Nassida was president of a Century III Home Equity branch, and while he and his sister, Janna Nassida, were both employed at the branch, they inflated borrowers’ incomes and assets and used fake property appraisals designed to trick lenders into giving clients millions of dollars in fraudulent mortgage loans. Nassida’s firm received fees for the nearly 700 loans issued every year, which Nassida allegedly put down on a $1.3 million house, a ski resort vacation home and luxury cars. The siblings were charged with orchestrating a complex fraud scheme, and Janna Nassida committed suicide in November 2016 while awaiting sentencing. Nassida was convicted in October 2016.
When the case moved to trial in October 2016, Assistant U.S. Attorney Cindy Chung notified U.S. District Judge Donetta Ambrose that Nassida’s attorney, Stanton Levenson, had slept through portions of the trial. Several jurors told Ambrose they had seen Levenson sleeping, though they differed on how long the attorney was incoherent and number of times he dozed off. Some said the sleeping lasted only about 30 seconds at a time, while others said it lasted a few minutes. One juror said the sleeping happened four or five times, while others stated it was less frequent.
In a post-trial hearing, Nassida said he had observed his attorney sleeping a couple times a day, for a total of about 20 times each time. Nassida claimed he would nudge his lawyer to waken him with little success. Levenson testified in the hearing that he had slept during the trial but he didn’t know how long. During cross examination, Levenson said he was asleep for 30 seconds at most and he often closes his eyes to concentrate.

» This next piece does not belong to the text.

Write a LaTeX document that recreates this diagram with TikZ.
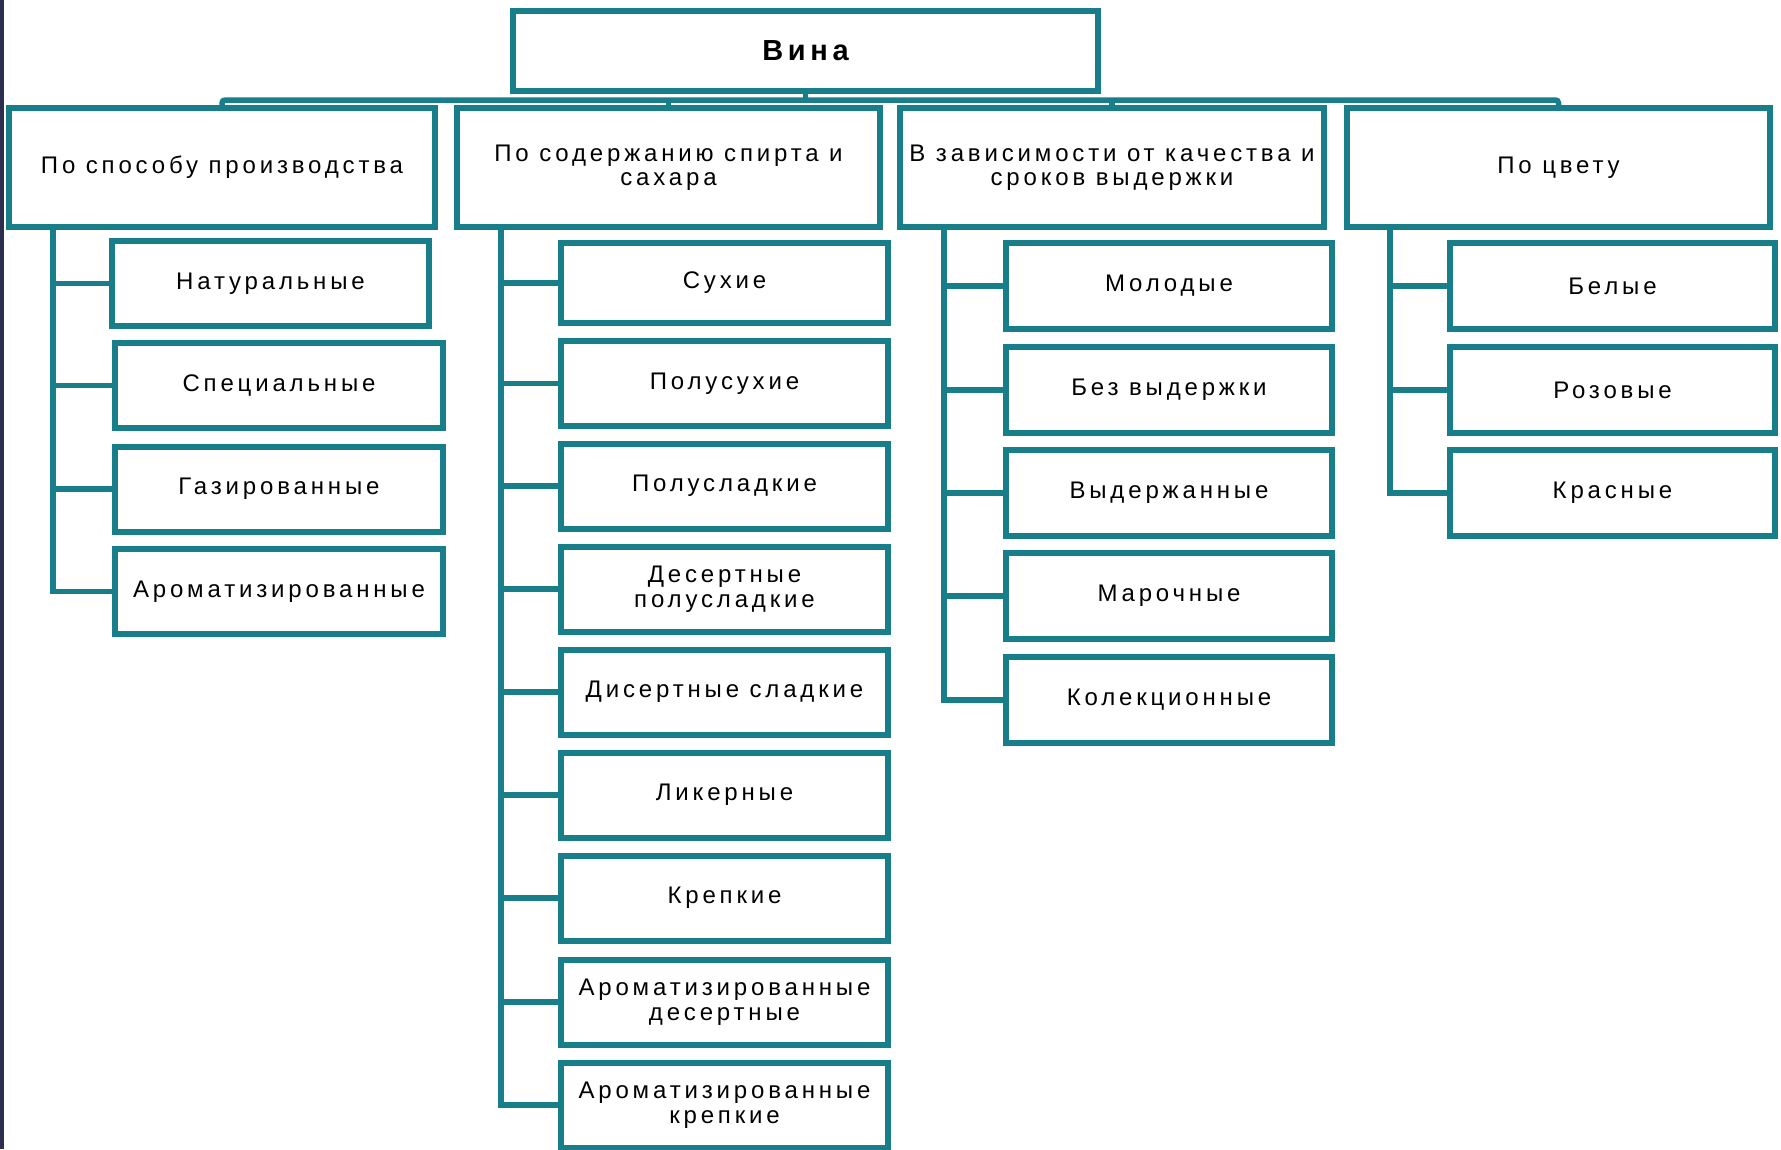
\documentclass[tikz,border=0pt]{standalone}
\usepackage{fontspec}
\setmainfont[LetterSpace=16]{Liberation Sans}
\definecolor{tealc}{RGB}{24,126,137}
\definecolor{navyc}{RGB}{46,46,78}
\begin{document}
\begin{tikzpicture}[x=1pt,y=-1pt,
  box/.style={draw=tealc, line width=6pt, fill=white, align=center, inner sep=0pt,
    text=black, font=\fontsize{24}{24.5}\selectfont},
  conn/.style={draw=tealc, line width=5.5pt, line cap=butt, line join=miter},
  catbox/.style={box, minimum height=119pt},
]
\useasboundingbox (0,0) rectangle (1781,1149);
\fill[white] (0,0) rectangle (1781,1149);
\fill[navyc] (0,0) rectangle (4,1149);

% root
\node[box, minimum width=585pt, minimum height=80pt, font=\bfseries\fontsize{29}{30}\selectfont] (vina) at (805.5,51) {Вина};

% categories
\node[catbox, minimum width=426pt] (c1) at (222,167.5) {По способу производства};
\node[catbox, minimum width=423pt] (c2) at (668.5,167.5) {По содержанию спирта и\\сахара};
\node[catbox, minimum width=424pt] (c3) at (1112,167.5) {В зависимости от качества и\\сроков выдержки};
\node[catbox, minimum width=423pt] (c4) at (1558.5,167.5) {По цвету};

% bus
\coordinate (bus) at (805.5,100);
\draw[conn, rounded corners=3pt] (c1.north) -- (c1.north |- bus) -- (c4.north |- bus) -- (c4.north);
\draw[conn] (vina.south) -- (vina.south |- bus);
\draw[conn] (c2.north |- bus) -- (c2.north);
\draw[conn] (c3.north |- bus) -- (c3.north);

% column 1
\coordinate (v1) at (53,0);
\node[box, minimum width=317pt, minimum height=85pt] (n11) at (270.5,283.5) {Натуральные};
\node[box, minimum width=328pt, minimum height=85pt] (n12) at (279,385.5) {Специальные};
\node[box, minimum width=328pt, minimum height=85pt] (n13) at (279,489) {Газированные};
\node[box, minimum width=328pt, minimum height=85pt] (n14) at (279,591.5) {Ароматизированные};

% column 2
\coordinate (v2) at (501,0);
\node[box, minimum width=327pt, minimum height=80pt] (n21) at (724.5,283) {Сухие};
\node[box, minimum width=327pt, minimum height=85pt] (n22) at (724.5,383.5) {Полусухие};
\node[box, minimum width=327pt, minimum height=85pt] (n23) at (724.5,486) {Полусладкие};
\node[box, minimum width=327pt, minimum height=85pt] (n24) at (724.5,589) {Десертные\\полусладкие};
\node[box, minimum width=327pt, minimum height=85pt] (n25) at (724.5,692) {Дисертные сладкие};
\node[box, minimum width=327pt, minimum height=85pt] (n26) at (724.5,795) {Ликерные};
\node[box, minimum width=327pt, minimum height=85pt] (n27) at (724.5,898) {Крепкие};
\node[box, minimum width=327pt, minimum height=85pt] (n28) at (724.5,1002) {Ароматизированные\\десертные};
\node[box, minimum width=327pt, minimum height=85pt] (n29) at (724.5,1105) {Ароматизированные\\крепкие};

% column 3
\coordinate (v3) at (944,0);
\node[box, minimum width=326pt, minimum height=86pt] (n31) at (1169,286) {Молодые};
\node[box, minimum width=326pt, minimum height=86pt] (n32) at (1169,390) {Без выдержки};
\node[box, minimum width=326pt, minimum height=86pt] (n33) at (1169,493) {Выдержанные};
\node[box, minimum width=326pt, minimum height=86pt] (n34) at (1169,596) {Марочные};
\node[box, minimum width=326pt, minimum height=86pt] (n35) at (1169,700) {Колекционные};

% column 4
\coordinate (v4) at (1390,0);
\node[box, minimum width=325pt, minimum height=86pt] (n41) at (1612.5,286) {Белые};
\node[box, minimum width=325pt, minimum height=86pt] (n42) at (1612.5,390) {Розовые};
\node[box, minimum width=325pt, minimum height=86pt] (n43) at (1612.5,493) {Красные};

% connectors
\foreach \n in {n11,n12,n13,n14} \draw[conn] (v1 |- c1.south) |- (\n.west);
\foreach \n in {n21,n22,n23,n24,n25,n26,n27,n28,n29} \draw[conn] (v2 |- c2.south) |- (\n.west);
\foreach \n in {n31,n32,n33,n34,n35} \draw[conn] (v3 |- c3.south) |- (\n.west);
\foreach \n in {n41,n42,n43} \draw[conn] (v4 |- c4.south) |- (\n.west);
\end{tikzpicture}
\end{document}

“I find that these facts are sufficiently ‘extraordinary and egregious’ to justify a presumption of prejudice,” Donetta Ambrose indicated in her 10-page order. Ambrose added that Levenson “was not functioning as counsel during a substantial portion of Mr. Nassida’s trial, thus violating Defendant Nassida’s Sixth Amendment rights.” Ambrose has appointed a new lawyer to represent Nassida, James Brink of Pittsburg, who was pleased with Ambrose’s ruling. “The judge’s decision was fair and very well-reasoned,” he said in an interview. “It was a very good opinion. She really did the right thing.” James Nassida’s new trial is set for Sept. 5th of this year.